A mikrofony? Tu także odeszliśmy od realności. Nigdzie nie jest widoczny sprzęt nagłaśniający, a mikrofony (Shure 55 S, AKG D 12, D 36 i D 45 pochodzące z początku lat 50.) pojawiają się tylko przed wokalistkami i tylko tam, gdzie są pomocne scenografii. Nie ma ich na próbach, ani w scenach realizowanych w sposób umowny: próba na promie, fantazje towarzysza Kusiaka, instrukcja korzystania z toalety. Zaświecie stoi także gramofon z tubą. Była moda na takie gramofony i produkowano je do lat 50. XX w. mam zdjęcie


Sprzętem związanym z muzyką są odbiorniki radiowe. Radio widzimy w pokoju Wandy, Fabiana, w hallu, u towarzysza Kusiaka, a także w szpitalu. Większość to pozostałości przedwojenne, ostatni odbiornik to popularna w latach 50. XX w. Szarotka – patrz zdjęcie główne. Radia przedwojenne były przedmiotami, traktowanymi jak cenne meble. Ich design był w stylu art deco, obudowy drewniane, często na wysoki połysk, w kolorze ciemnego orzecha. Produkowano je zarówno w Niemczech jak i w Polsce, gdzie w sumie powstało kilkadziesiąt mniejszych i większych firm produkcyjnych.

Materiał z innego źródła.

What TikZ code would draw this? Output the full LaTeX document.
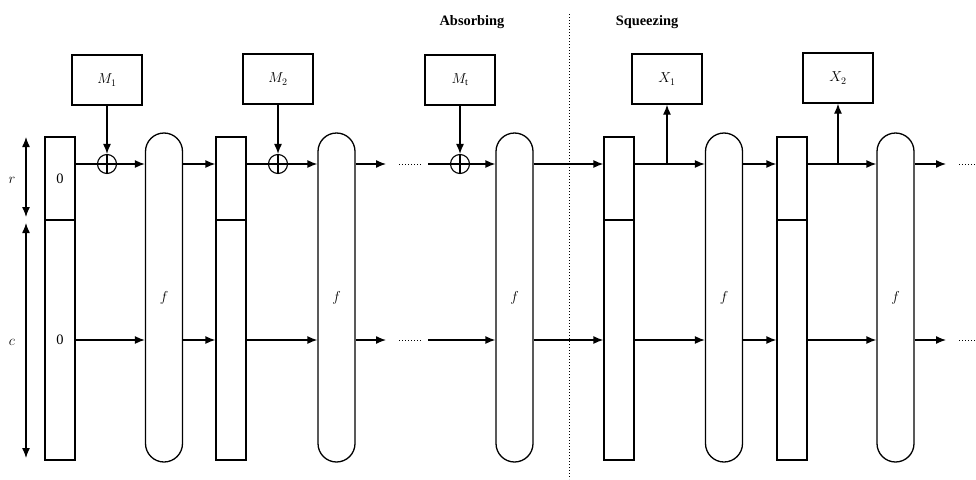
\documentclass[tikz,border=0pt]{standalone}
\usepackage{fontspec}
\setmainfont{Liberation Serif}
\usepackage{tikz}
\usetikzlibrary{arrows.meta, positioning}

\tikzset{
  ratebox/.style={draw, line width=1.3pt, minimum width=30pt, minimum height=83pt, inner sep=0pt, font=\Large},
  capbox/.style={draw, line width=1.3pt, minimum width=30pt, minimum height=240pt, inner sep=0pt, font=\Large},
  perm/.style={draw, line width=1.3pt, minimum width=37pt, minimum height=329pt, rounded corners=18.5pt, inner sep=0pt, font=\Large},
  msg/.style={draw, line width=1.3pt, minimum width=70pt, minimum height=50pt, inner sep=0pt, font=\Large},
  xor/.style={draw, circle, line width=1.1pt, minimum size=19pt, inner sep=0pt},
  flow/.style={line width=1.3pt, -{Latex[length=10pt,width=8pt]}},
  wire/.style={line width=1.3pt},
}

\begin{document}
\begin{tikzpicture}[x=1pt,y=-1pt]
\useasboundingbox (0,0) rectangle (976,479);
\coordinate (top) at (0,164);
\coordinate (bot) at (0,340);
% state columns
\node[ratebox] (s1r) at (60,178.5) {0};
\node[capbox] (s1c) at (60,340) {0};
\node[ratebox] (s2r) at (231,178.5) {};
\node[capbox] (s2c) at (231,340) {};
\node[ratebox] (s3r) at (619,178.5) {};
\node[capbox] (s3c) at (619,340) {};
\node[ratebox] (s4r) at (792,178.5) {};
\node[capbox] (s4c) at (792,340) {};
% permutations
\node[perm] (f1) at (164,297.5) {$f$};
\node[perm] (f2) at (336.5,297.5) {$f$};
\node[perm] (f3) at (514.5,297.5) {$f$};
\node[perm] (f4) at (724,297.5) {$f$};
\node[perm] (f5) at (895.5,297.5) {$f$};
% message and output blocks
\node[msg] (m1) at (107,80) {$M_1$};
\node[msg] (m2) at (278,79) {$M_2$};
\node[msg] (mt) at (460,80) {$M_{\mathrm{t}}$};
\node[msg] (x1) at (667,79) {$X_1$};
\node[msg] (x2) at (838,78) {$X_2$};
\node[xor] (a1) at (107,164) {};
\node[xor] (a2) at (278,164) {};
\node[xor] (a3) at (460,164) {};
\foreach \n in {a1,a2,a3}
  \draw[line width=1.1pt] (\n.north) -- (\n.south) (\n.west) -- (\n.east);
% absorbing
\draw[flow] (m1) -- (a1);
\draw[flow] (m2) -- (a2);
\draw[flow] (mt) -- (a3);
\draw[wire] (s1r.east |- top) -- (a1);
\draw[flow] (a1) -- (f1.west |- top);
\draw[flow] (s1c.east) -- (f1.west |- bot);
\draw[flow] (f1.east |- top) -- (s2r.west |- top);
\draw[flow] (f1.east |- bot) -- (s2c.west);
\draw[wire] (s2r.east |- top) -- (a2);
\draw[flow] (a2) -- (f2.west |- top);
\draw[flow] (s2c.east) -- (f2.west |- bot);
\coordinate (e1) at (386,164);
\coordinate (e2) at (386,340);
\draw[flow] (f2.east |- top) -- (e1);
\draw[flow] (f2.east |- bot) -- (e2);
\draw[line width=1pt, dotted] (399,164) -- (421,164);
\draw[line width=1pt, dotted] (399,340) -- (421,340);
\coordinate (g1) at (428,164);
\coordinate (g2) at (428,340);
\draw[wire] (g1) -- (a3);
\draw[flow] (a3) -- (f3.west |- top);
\draw[flow] (g2) -- (f3.west |- bot);
% squeezing
\draw[flow] (f3.east |- top) -- (s3r.west |- top);
\draw[flow] (f3.east |- bot) -- (s3c.west);
\draw[flow] (s3r.east |- top) -- (f4.west |- top);
\draw[flow] (x1.south |- top) -- (x1.south);
\draw[flow] (s3c.east) -- (f4.west |- bot);
\draw[flow] (f4.east |- top) -- (s4r.west |- top);
\draw[flow] (f4.east |- bot) -- (s4c.west);
\draw[flow] (s4r.east |- top) -- (f5.west |- top);
\draw[flow] (x2.south |- top) -- (x2.south);
\draw[flow] (s4c.east) -- (f5.west |- bot);
\coordinate (h1) at (946,164);
\coordinate (h2) at (946,340);
\draw[flow] (f5.east |- top) -- (h1);
\draw[flow] (f5.east |- bot) -- (h2);
\draw[line width=1pt, dotted] (959,164) -- (976,164);
\draw[line width=1pt, dotted] (959,340) -- (976,340);
% phases
\draw[line width=1pt, dotted] (569,14) -- (569,479);
\node[font=\Large\bfseries] (ab) at (472,22) {Absorbing};
\node[font=\Large\bfseries] (sq) at (647,22) {Squeezing};
% sizes
\draw[line width=1.3pt, {Latex[length=10pt,width=8pt]}-{Latex[length=10pt,width=8pt]}] (26,137) -- (26,217);
\draw[line width=1.3pt, {Latex[length=10pt,width=8pt]}-{Latex[length=10pt,width=8pt]}] (26,223) -- (26,458);
\node[font=\Large] (rl) at (12,180) {$r$};
\node[font=\Large] (cl) at (12,342) {$c$};
\end{tikzpicture}
\end{document}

Po wojnie w PRL (Zakłady im. M. Kasprzaka, ZPR Dzierżoniów, PFOR czyli Diora) kontynuowano tradycje przedwojennej produkcji, a więc przez jakiś czas powstawały radioodbiorniki o podobnym wyglądzie. Są to odbiorniki lampowe, a o działaniu radia Wandy świadczy magiczne oko. Odbiorniki u Fabiana i u towarzysza Kusiaka nigdy nie są włączone, natomiast radio w hallu widzimy kilkakrotnie. Wieczorem Fabian słucha audycji Conovera i wtedy o działaniu radia informuje rozświetlona skala. Radio jest także w samochodzie Fabiana, ale nigdy go nie widzimy, a muzykę w tych scenach traktujemy jak pochodzącą nie wiadomo skąd.

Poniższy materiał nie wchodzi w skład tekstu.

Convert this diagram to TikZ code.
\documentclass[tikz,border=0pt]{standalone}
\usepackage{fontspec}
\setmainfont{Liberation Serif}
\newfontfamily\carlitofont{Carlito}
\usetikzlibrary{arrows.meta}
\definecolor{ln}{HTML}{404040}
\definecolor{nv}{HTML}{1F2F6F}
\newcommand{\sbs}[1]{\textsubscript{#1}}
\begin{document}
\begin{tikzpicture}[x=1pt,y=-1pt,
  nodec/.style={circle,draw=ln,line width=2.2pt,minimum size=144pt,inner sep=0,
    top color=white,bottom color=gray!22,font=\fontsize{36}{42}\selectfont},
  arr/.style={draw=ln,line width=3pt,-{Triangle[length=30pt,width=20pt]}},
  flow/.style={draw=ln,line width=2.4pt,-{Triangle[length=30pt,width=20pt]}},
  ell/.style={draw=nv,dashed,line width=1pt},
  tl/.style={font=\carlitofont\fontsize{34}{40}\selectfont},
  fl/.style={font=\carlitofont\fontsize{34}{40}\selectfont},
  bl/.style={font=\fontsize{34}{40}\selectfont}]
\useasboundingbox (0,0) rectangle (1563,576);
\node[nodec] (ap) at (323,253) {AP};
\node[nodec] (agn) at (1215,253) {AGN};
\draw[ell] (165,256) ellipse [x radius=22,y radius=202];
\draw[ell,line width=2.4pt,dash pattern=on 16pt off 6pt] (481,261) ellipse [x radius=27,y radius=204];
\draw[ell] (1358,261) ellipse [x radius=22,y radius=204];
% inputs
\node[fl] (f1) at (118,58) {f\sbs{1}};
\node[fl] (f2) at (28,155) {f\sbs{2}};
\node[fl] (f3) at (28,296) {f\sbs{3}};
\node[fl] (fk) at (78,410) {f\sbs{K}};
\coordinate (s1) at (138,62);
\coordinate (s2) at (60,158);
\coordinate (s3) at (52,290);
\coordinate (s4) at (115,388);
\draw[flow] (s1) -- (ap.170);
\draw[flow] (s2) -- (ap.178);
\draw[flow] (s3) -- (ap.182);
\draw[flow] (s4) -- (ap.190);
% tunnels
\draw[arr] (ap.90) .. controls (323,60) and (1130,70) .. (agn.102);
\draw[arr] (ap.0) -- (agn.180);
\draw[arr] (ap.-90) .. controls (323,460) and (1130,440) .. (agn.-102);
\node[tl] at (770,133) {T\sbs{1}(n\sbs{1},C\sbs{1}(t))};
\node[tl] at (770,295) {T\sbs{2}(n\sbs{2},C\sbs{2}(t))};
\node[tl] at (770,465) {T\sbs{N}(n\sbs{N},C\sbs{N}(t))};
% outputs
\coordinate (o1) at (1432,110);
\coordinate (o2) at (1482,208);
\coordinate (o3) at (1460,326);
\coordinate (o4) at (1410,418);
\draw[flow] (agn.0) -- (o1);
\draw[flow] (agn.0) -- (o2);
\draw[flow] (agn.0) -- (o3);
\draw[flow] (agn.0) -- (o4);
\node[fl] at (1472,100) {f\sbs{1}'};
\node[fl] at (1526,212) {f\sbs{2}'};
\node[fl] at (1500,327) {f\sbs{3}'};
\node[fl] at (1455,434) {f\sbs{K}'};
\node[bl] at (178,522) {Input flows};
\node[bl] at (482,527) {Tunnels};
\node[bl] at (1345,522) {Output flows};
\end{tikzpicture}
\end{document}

W latach 50. XX w. były dwa programy ogólnopolskie, a nadawana od 1958 r. trójka była dostępna tylko w Warszawie do 1962 r.. Jazz pojawiał się sporadycznie. Przedwojenne odbiorniki tylko wieczorami odbierały zachodnie rozgłośnie. Odbiorniki produkowane po II wojnie światowej w krajach socjalistycznych odbierały jedynie stacje bloku wschodniego. Takim odbiornikiem była wspomniana już Szarotka. Produkowano ją w zakładach im. M. Kasprzaka na licencji Simensa. Miała zakres fal długich (1050 – 1875 m. i średnich 187 – 560 m.), a później także krótkich (25 m.). W hallu pensjonatu. Stoi u Fabiana w szpitalu. Tylko w tej scenie słyszymy fragment wiadomości, Lektor mówi o mającym się odbyć w Stodole pierwszym festiwalu Jazz Jamboure i jest to czytelna informacja dla większości naszych widzów. W tym przypadku zdecydowałam się na przekłamanie. Pierwszy festiwal – Jazz 58 – odbył się w Hybrydach, we wrześniu 1958 r., ale historycznie to wydarzenie uważane jest za początek popularnego festiwalu. W ten sposób pointujemy film, ale także precyzyjnie określamy czas toczącej się akcji.